If you don’t feel comfortable owning something for 10 years, then don’t own it for 10 minutes.
- Warren Buffet
I more or less made all the investing mistakes one can make in a very short period of time (they are covered here in detail: 2009, 2010, 2011). Thankfully, I did not lose a lot of money, which is my only consolation. And I am trying to do what Charlie Munger said some time back
Spend each day trying to be a little wiser than you were when you woke up. Discharge your duties faithfully and well. Step by step you get ahead, but not necessarily in fast spurts. But you build discipline by preparing for fast spurts. Slug it out one inch at a time, day by day. At the end of the day – if you live long enough – most people get what they deserve.
Trying to right the ship
The big money is not in the buying and selling, but in the waiting.
- Jesse Livermore
When the market tanked in July-Oct 2011, I was sorely under-prepared. I was worse than all in. I had used the cheap financing by Interactive Brokers and was on margin of SFr 6,000 on a portfolio of size SFr 50,000. My portfolio lost 50% of the value and was standing at SFr 25,000 at one point and I could not get any new money into the market when stocks were selling so cheap.

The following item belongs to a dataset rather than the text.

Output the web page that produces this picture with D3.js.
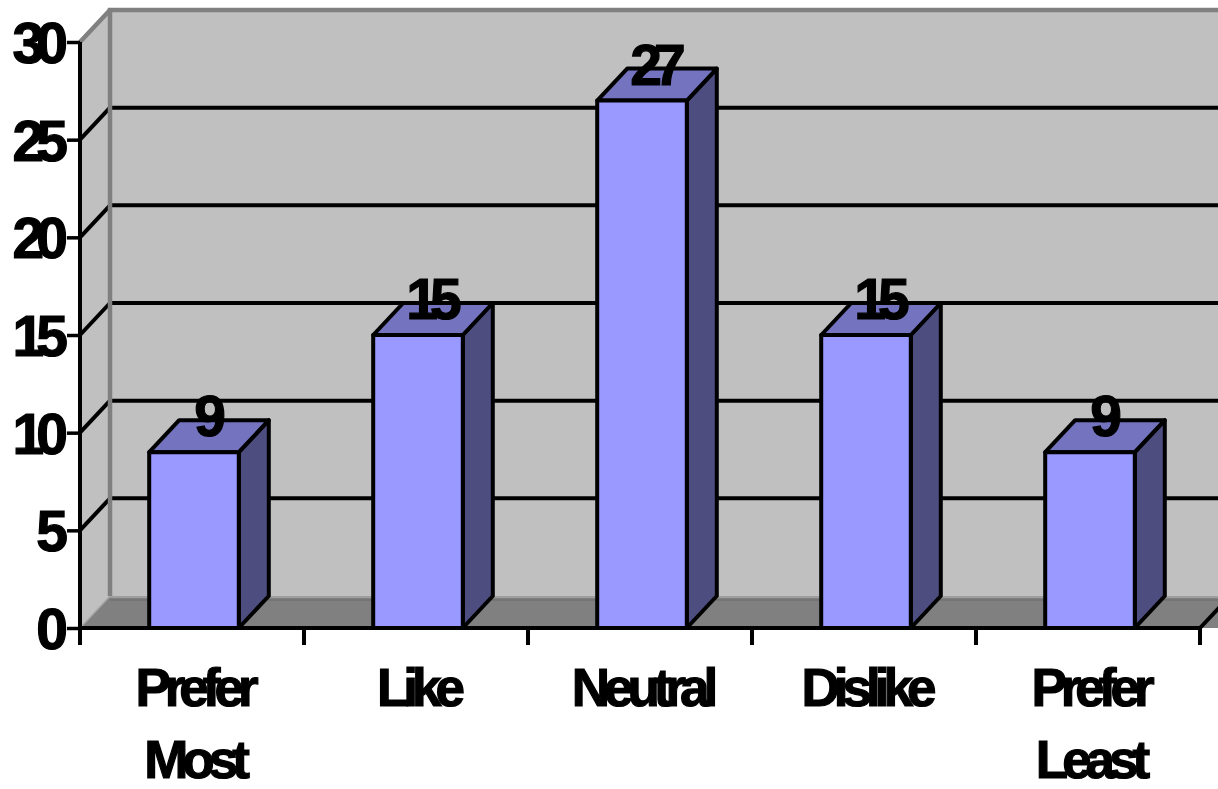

My largest holdings from the time I was stupider were Bank Of America ($6000@$12.5/share - bought on expert speak), HPQ ($5000@$40/share - bought being a contrarian after Hurd fiasco), and BBY ($4000@$30/share - bought being a contrarian after finding it cheap on DCF valuation, ignoring the problems with the business). All these were down more than 50% at one point (except BBY which was down 30%).
Owning these stocks as a large percentage of portfolio already, I in good sense did not want to buy more because of the risk. This decision was also helped by the fact that I was in debt/margin. I used my saving during this time to repay the debt but by that time the market had already recovered and I missed the chance of owning Novarits (NVS) at SFr 40, Holcim (HCMLF) at SFr 44, Roche (RHHBY) at SFr 125 and many many more such deals. The opportunity cost was tremendous.
After the market recovered I started selling securities which I did not understand or was not comfortable with. This meant sometimes selling at big losses. Some of the businesses like Posco (NYSE:PKX), Ternium (NYSE:TX), Ampco-Pittsburgh (NYSE:AP) and Tower Group (NASDAQ:TWGP), I sold because I got them at a price which did not give me sufficient margin of safety. The positions were too small to have an effect on my portfolio overall and it would have been tiring to keep track of so many picks.
As you see, I have let go of Credit Suisse (NYSE:CS) at a large loss. But the opportunity cost of that money sitting in this stock and I not knowing what to do with it if it tanks again, was too much for me. I decided that it was much better for me and my portfolio to have the cash and wait until the opportunity presents itself, as Warren Buffet says
The most important thing for a hitter is to wait for the right pitch and thats the exact philosophy I have about investing. Wait for the right deal … and it will come. Its the key to investing.
My goal for the rest of the year is to find good businesses which will get me out of the hole I have dug myself into.